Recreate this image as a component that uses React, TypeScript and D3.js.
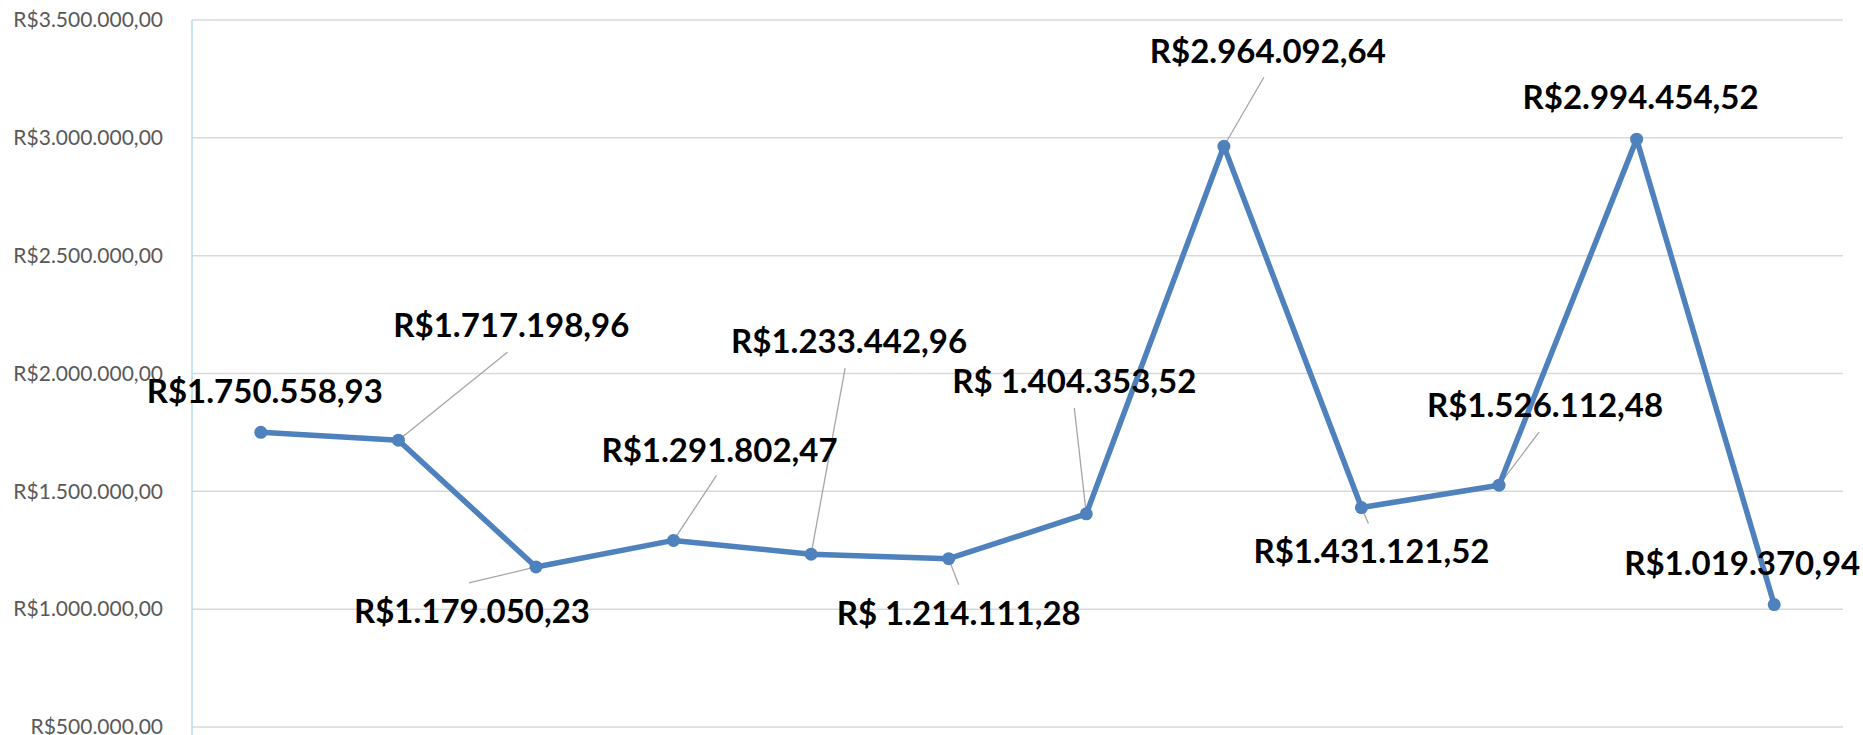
import { useRef, useEffect } from "react";
import * as d3 from "d3";

const months = ["Jan", "Fev", "Mar", "Abr", "Mai", "Jun", "Jul", "Ago", "Set", "Out", "Nov", "Dez"];
const values = [
  1750558.93, 1717198.96, 1179050.23, 1291802.47, 1233442.96, 1214111.28,
  1404353.52, 2964092.64, 1431121.52, 1526112.48, 2994454.52, 1019370.94,
];
const valueLabels = [
  "R$1.750.558,93", "R$1.717.198,96", "R$1.179.050,23", "R$1.291.802,47",
  "R$1.233.442,96", "R$ 1.214.111,28", "R$ 1.404.353,52", "R$2.964.092,64",
  "R$1.431.121,52", "R$1.526.112,48", "R$2.994.454,52", "R$1.019.370,94",
];
const yTicks = [500000, 1000000, 1500000, 2000000, 2500000, 3000000, 3500000];

// label placement relative to each point: text centre/baseline, and leader end (null = no leader)
const LABEL_POS: { dx: number; dy: number; lx: number | null; ly: number | null }[] = [
  { dx: 4, dy: -29, lx: null, ly: null },
  { dx: 113, dy: -103, lx: 109, ly: -88 },
  { dx: -64, dy: 56, lx: -67, ly: 16 },
  { dx: 46, dy: -78, lx: 43, ly: -65 },
  { dx: 38, dy: -201, lx: 34, ly: -186 },
  { dx: 10, dy: 66, lx: 10, ly: 26 },
  { dx: -12, dy: -121, lx: -12, ly: -106 },
  { dx: 44, dy: -83, lx: 40, ly: -69 },
  { dx: 10, dy: 55, lx: 7, ly: 16 },
  { dx: 46, dy: -68, lx: 40, ly: -53 },
  { dx: 4, dy: -30, lx: null, ly: null },
  { dx: -32, dy: -30, lx: null, ly: null },
];

const WIDTH = 1863;
const HEIGHT = 735;
const LEFT = 192;
const RIGHT = 1843;
const TOP = 20;
const BOTTOM = 727;

const brl = (v: number) =>
  "R$" +
  d3.format(",.2f")(v).replace(/,/g, "#").replace(".", ",").replace(/#/g, ".");

export default function App() {
  const svgRef = useRef<SVGSVGElement>(null);

  useEffect(() => {
    const svg = d3.select(svgRef.current);
    svg.selectAll("*").remove();

    const x = d3.scalePoint<string>().domain(months).range([LEFT, RIGHT]).padding(0.5);
    const y = d3.scaleLinear().domain([500000, 3500000]).range([BOTTOM, TOP]);

    // Grid lines
    svg.append("g")
      .selectAll("line")
      .data(yTicks)
      .join("line")
      .attr("x1", LEFT)
      .attr("x2", RIGHT)
      .attr("y1", (d) => y(d))
      .attr("y2", (d) => y(d))
      .attr("stroke", "#d9d9d9")
      .attr("stroke-width", 1.5);

    // Y axis labels
    const yAxis = d3.axisLeft(y).tickValues(yTicks).tickFormat((d) => brl(+d)).tickSize(0).tickPadding(29);
    svg.append("g")
      .attr("transform", `translate(${LEFT},0)`)
      .call(yAxis)
      .call((a) => a.select(".domain").remove())
      .call((a) =>
        a.selectAll("text")
          .attr("fill", "#595959")
          .attr("font-family", "Lato, 'Open Sans', sans-serif")
          .attr("font-size", "21px")
      );

    // vertical axis line
    svg.append("line")
      .attr("x1", LEFT)
      .attr("x2", LEFT)
      .attr("y1", TOP)
      .attr("y2", HEIGHT)
      .attr("stroke", "#b4dcea")
      .attr("stroke-width", 1.5);

    const pts = values.map((v, i) => ({ x: x(months[i]) ?? 0, y: y(v), i }));

    // Leader lines
    svg.append("g")
      .selectAll("line")
      .data(pts.filter((p) => LABEL_POS[p.i].lx !== null))
      .join("line")
      .attr("x1", (p) => p.x)
      .attr("y1", (p) => p.y)
      .attr("x2", (p) => p.x + (LABEL_POS[p.i].lx as number))
      .attr("y2", (p) => p.y + (LABEL_POS[p.i].ly as number))
      .attr("stroke", "#a6a6a6")
      .attr("stroke-width", 1.3);

    // Line
    const line = d3.line<{ x: number; y: number }>().x((d) => d.x).y((d) => d.y);
    svg.append("path")
      .datum(pts)
      .attr("d", line)
      .attr("fill", "none")
      .attr("stroke", "#4f81bd")
      .attr("stroke-width", 5.5)
      .attr("stroke-linejoin", "round");

    // Markers
    svg.append("g")
      .selectAll("circle")
      .data(pts)
      .join("circle")
      .attr("cx", (p) => p.x)
      .attr("cy", (p) => p.y)
      .attr("r", 6.5)
      .attr("fill", "#4f81bd");

    // Data labels
    svg.append("g")
      .selectAll("text")
      .data(pts)
      .join("text")
      .attr("x", (p) => p.x + LABEL_POS[p.i].dx)
      .attr("y", (p) => p.y + LABEL_POS[p.i].dy)
      .attr("text-anchor", "middle")
      .attr("font-family", "Lato, 'Open Sans', sans-serif")
      .attr("font-weight", "bold")
      .attr("font-size", "33px")
      .attr("fill", "#000")
      .text((p) => valueLabels[p.i]);
  }, []);

  return (
    <svg
      ref={svgRef}
      width={WIDTH}
      height={HEIGHT}
      viewBox={`0 0 ${WIDTH} ${HEIGHT}`}
      style={{ position: "absolute", left: 0, top: 0, display: "block", background: "#fff" }}
    />
  );
}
★ ★ ★ ★
TASK TO CARRY OUT:
Transcribe the whole listing, character for character, but not its images.

ANSWER:
Recreate this image as a component that uses React, TypeScript and D3.js.
import { useRef, useEffect } from "react";
import * as d3 from "d3";

const months = ["Jan", "Fev", "Mar", "Abr", "Mai", "Jun", "Jul", "Ago", "Set", "Out", "Nov", "Dez"];
const values = [
  1750558.93, 1717198.96, 1179050.23, 1291802.47, 1233442.96, 1214111.28,
  1404353.52, 2964092.64, 1431121.52, 1526112.48, 2994454.52, 1019370.94,
];
const valueLabels = [
  "R$1.750.558,93", "R$1.717.198,96", "R$1.179.050,23", "R$1.291.802,47",
  "R$1.233.442,96", "R$ 1.214.111,28", "R$ 1.404.353,52", "R$2.964.092,64",
  "R$1.431.121,52", "R$1.526.112,48", "R$2.994.454,52", "R$1.019.370,94",
];
const yTicks = [500000, 1000000, 1500000, 2000000, 2500000, 3000000, 3500000];

// label placement relative to each point: text centre/baseline, and leader end (null = no leader)
const LABEL_POS: { dx: number; dy: number; lx: number | null; ly: number | null }[] = [
  { dx: 4, dy: -29, lx: null, ly: null },
  { dx: 113, dy: -103, lx: 109, ly: -88 },
  { dx: -64, dy: 56, lx: -67, ly: 16 },
  { dx: 46, dy: -78, lx: 43, ly: -65 },
  { dx: 38, dy: -201, lx: 34, ly: -186 },
  { dx: 10, dy: 66, lx: 10, ly: 26 },
  { dx: -12, dy: -121, lx: -12, ly: -106 },
  { dx: 44, dy: -83, lx: 40, ly: -69 },
  { dx: 10, dy: 55, lx: 7, ly: 16 },
  { dx: 46, dy: -68, lx: 40, ly: -53 },
  { dx: 4, dy: -30, lx: null, ly: null },
  { dx: -32, dy: -30, lx: null, ly: null },
];

const WIDTH = 1863;
const HEIGHT = 735;
const LEFT = 192;
const RIGHT = 1843;
const TOP = 20;
const BOTTOM = 727;

const brl = (v: number) =>
  "R$" +
  d3.format(",.2f")(v).replace(/,/g, "#").replace(".", ",").replace(/#/g, ".");

export default function App() {
  const svgRef = useRef<SVGSVGElement>(null);

  useEffect(() => {
    const svg = d3.select(svgRef.current);
    svg.selectAll("*").remove();

    const x = d3.scalePoint<string>().domain(months).range([LEFT, RIGHT]).padding(0.5);
    const y = d3.scaleLinear().domain([500000, 3500000]).range([BOTTOM, TOP]);

    // Grid lines
    svg.append("g")
      .selectAll("line")
      .data(yTicks)
      .join("line")
      .attr("x1", LEFT)
      .attr("x2", RIGHT)
      .attr("y1", (d) => y(d))
      .attr("y2", (d) => y(d))
      .attr("stroke", "#d9d9d9")
      .attr("stroke-width", 1.5);

    // Y axis labels
    const yAxis = d3.axisLeft(y).tickValues(yTicks).tickFormat((d) => brl(+d)).tickSize(0).tickPadding(29);
    svg.append("g")
      .attr("transform", `translate(${LEFT},0)`)
      .call(yAxis)
      .call((a) => a.select(".domain").remove())
      .call((a) =>
        a.selectAll("text")
          .attr("fill", "#595959")
          .attr("font-family", "Lato, 'Open Sans', sans-serif")
          .attr("font-size", "21px")
      );

    // vertical axis line
    svg.append("line")
      .attr("x1", LEFT)
      .attr("x2", LEFT)
      .attr("y1", TOP)
      .attr("y2", HEIGHT)
      .attr("stroke", "#b4dcea")
      .attr("stroke-width", 1.5);

    const pts = values.map((v, i) => ({ x: x(months[i]) ?? 0, y: y(v), i }));

    // Leader lines
    svg.append("g")
      .selectAll("line")
      .data(pts.filter((p) => LABEL_POS[p.i].lx !== null))
      .join("line")
      .attr("x1", (p) => p.x)
      .attr("y1", (p) => p.y)
      .attr("x2", (p) => p.x + (LABEL_POS[p.i].lx as number))
      .attr("y2", (p) => p.y + (LABEL_POS[p.i].ly as number))
      .attr("stroke", "#a6a6a6")
      .attr("stroke-width", 1.3);

    // Line
    const line = d3.line<{ x: number; y: number }>().x((d) => d.x).y((d) => d.y);
    svg.append("path")
      .datum(pts)
      .attr("d", line)
      .attr("fill", "none")
      .attr("stroke", "#4f81bd")
      .attr("stroke-width", 5.5)
      .attr("stroke-linejoin", "round");

    // Markers
    svg.append("g")
      .selectAll("circle")
      .data(pts)
      .join("circle")
      .attr("cx", (p) => p.x)
      .attr("cy", (p) => p.y)
      .attr("r", 6.5)
      .attr("fill", "#4f81bd");

    // Data labels
    svg.append("g")
      .selectAll("text")
      .data(pts)
      .join("text")
      .attr("x", (p) => p.x + LABEL_POS[p.i].dx)
      .attr("y", (p) => p.y + LABEL_POS[p.i].dy)
      .attr("text-anchor", "middle")
      .attr("font-family", "Lato, 'Open Sans', sans-serif")
      .attr("font-weight", "bold")
      .attr("font-size", "33px")
      .attr("fill", "#000")
      .text((p) => valueLabels[p.i]);
  }, []);

  return (
    <svg
      ref={svgRef}
      width={WIDTH}
      height={HEIGHT}
      viewBox={`0 0 ${WIDTH} ${HEIGHT}`}
      style={{ position: "absolute", left: 0, top: 0, display: "block", background: "#fff" }}
    />
  );
}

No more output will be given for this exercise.